I waited for 15 minutes after I ate peanuts. Typically, the nurses will leave if they think you seem okay and tend to other patients in between. When she came back, she cleared me to leave. There wasn't itching, or any signs of a true allergic reaction. I was good to go.
And boy was I glad to go back to my hotel and rest for the remainder of the day after that.
What’s Next for Me
Hopefully, Vietnamese cuisine with peanut sauce? Peanut butter cookies? Reece’s cups? But not for a while still. In the near future, I will be dosing peanuts at home for nine weeks. Unfortunately, I’ve got a long way to go until I am safely eating all things peanut. But I’m also closer than I have ever been in my life to eating those things. I really believe it’s going to happen one day. I have tree nut allergies, yet now I’m eating most tree nuts freely and safely. Peanuts may be a bit harder for my body to get through, but I know I will at some point.

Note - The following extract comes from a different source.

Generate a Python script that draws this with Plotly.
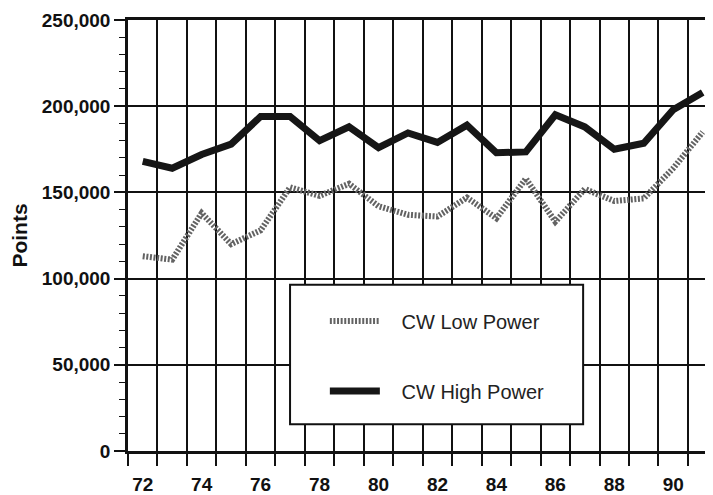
import plotly.graph_objects as go

years = list(range(72, 92))
cw_low = [113000, 111000, 138000, 120000, 128000, 153000, 148000, 155000, 142000, 137000,
          136000, 147000, 135000, 158000, 133000, 152000, 145000, 146500, 164000, 185000]
cw_high = [168000, 164000, 172000, 178000, 194000, 194000, 180000, 188000, 176000, 184500,
           179000, 189000, 173000, 173500, 195000, 188000, 175000, 178500, 198000, 208000]
x_labels = [72, 74, 76, 78, 80, 82, 84, 86, 88, 90]

nb = '\u00a0'
fig = go.Figure()

fig.add_trace(go.Scatter(
    x=years, y=cw_low, name=nb * 3 + 'CW Low Power', mode='lines',
    line=dict(color='#636363', width=6, dash='2px,1.6px'),
    legendgroup='low'
))
fig.add_trace(go.Scatter(
    x=years, y=cw_high, name=nb * 3 + 'CW High Power', mode='lines',
    line=dict(color='#161616', width=7),
    legendgroup='high'
))

# page body has an 8px margin, so the figure is a bit smaller than the window
fig.update_layout(
    width=705, height=487,
    margin=dict(l=120, r=0, t=12, b=39),
    paper_bgcolor='white', plot_bgcolor='white',
    font=dict(family='Liberation Sans, Arial, sans-serif', color='#111'),
    showlegend=True,
    legend=dict(
        x=0.3365, y=0.347, xanchor='left', yanchor='top',
        bgcolor='rgba(0,0,0,0)', borderwidth=0,
        font=dict(size=20, color='#222'),
        traceorder='grouped', tracegroupgap=41, itemwidth=50
    ),
    shapes=[dict(
        type='rect', xref='paper', yref='paper',
        x0=0.277, x1=0.778, y0=0.062, y1=0.386,
        line=dict(color='#111', width=2), fillcolor='white', layer='above'
    )]
)

fig.update_xaxes(
    range=[71.5, 91.35],
    tickvals=x_labels, ticktext=['<b>%d</b>' % v for v in x_labels],
    tickfont=dict(size=19, family='Liberation Sans, Arial, sans-serif'),
    ticks='outside', ticklen=14, tickcolor='rgba(0,0,0,0)',
    showgrid=False, zeroline=False,
    showline=True, linecolor='#111', linewidth=2.5, mirror=True,
    minor=dict(tick0=71.5, dtick=1, showgrid=True, gridcolor='#111', gridwidth=1.5,
               ticks='outside', ticklen=12, tickcolor='#111', tickwidth=1.5)
)
fig.update_yaxes(
    range=[0, 250000], dtick=50000, tickformat=',',
    tickfont=dict(size=19, family='Liberation Sans, Arial, sans-serif', weight='bold'),
    ticks='outside', ticklen=11, tickcolor='#111', tickwidth=1.5,
    showgrid=True, gridcolor='#111', gridwidth=1.5, zeroline=False,
    showline=True, linecolor='#111', linewidth=2.5,
    minor=dict(dtick=10000, ticks='outside', ticklen=6, tickcolor='#111', tickwidth=1.2),
    title=dict(text='<b>Points</b>', font=dict(size=21), standoff=14)
)

fig.write_html('out.html')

As of writing this, I am dosing 0.4mg of peanuts at home. We always start at home at an amount a little bit smaller than what we introduced in the clinic, but I will reach a higher amount before I go back to the clinic in July. It’s hard to predict the timing, as it’s so dependent on my body’s response. But I will be working through peanut for the rest of the year, with various in clinic challenges so that I can safely increase the amount in between. It’s possible that by this time next year, I might be working through my biggest allergen - walnut (fingers crossed but also ahhhh scary).
Each day, I will eat my maintenance and dose. Each day, I will get a little bit closer to remission. Closer to freedom. Closer to a reality where I am aware of what it’s like to exist without food allergies concerns.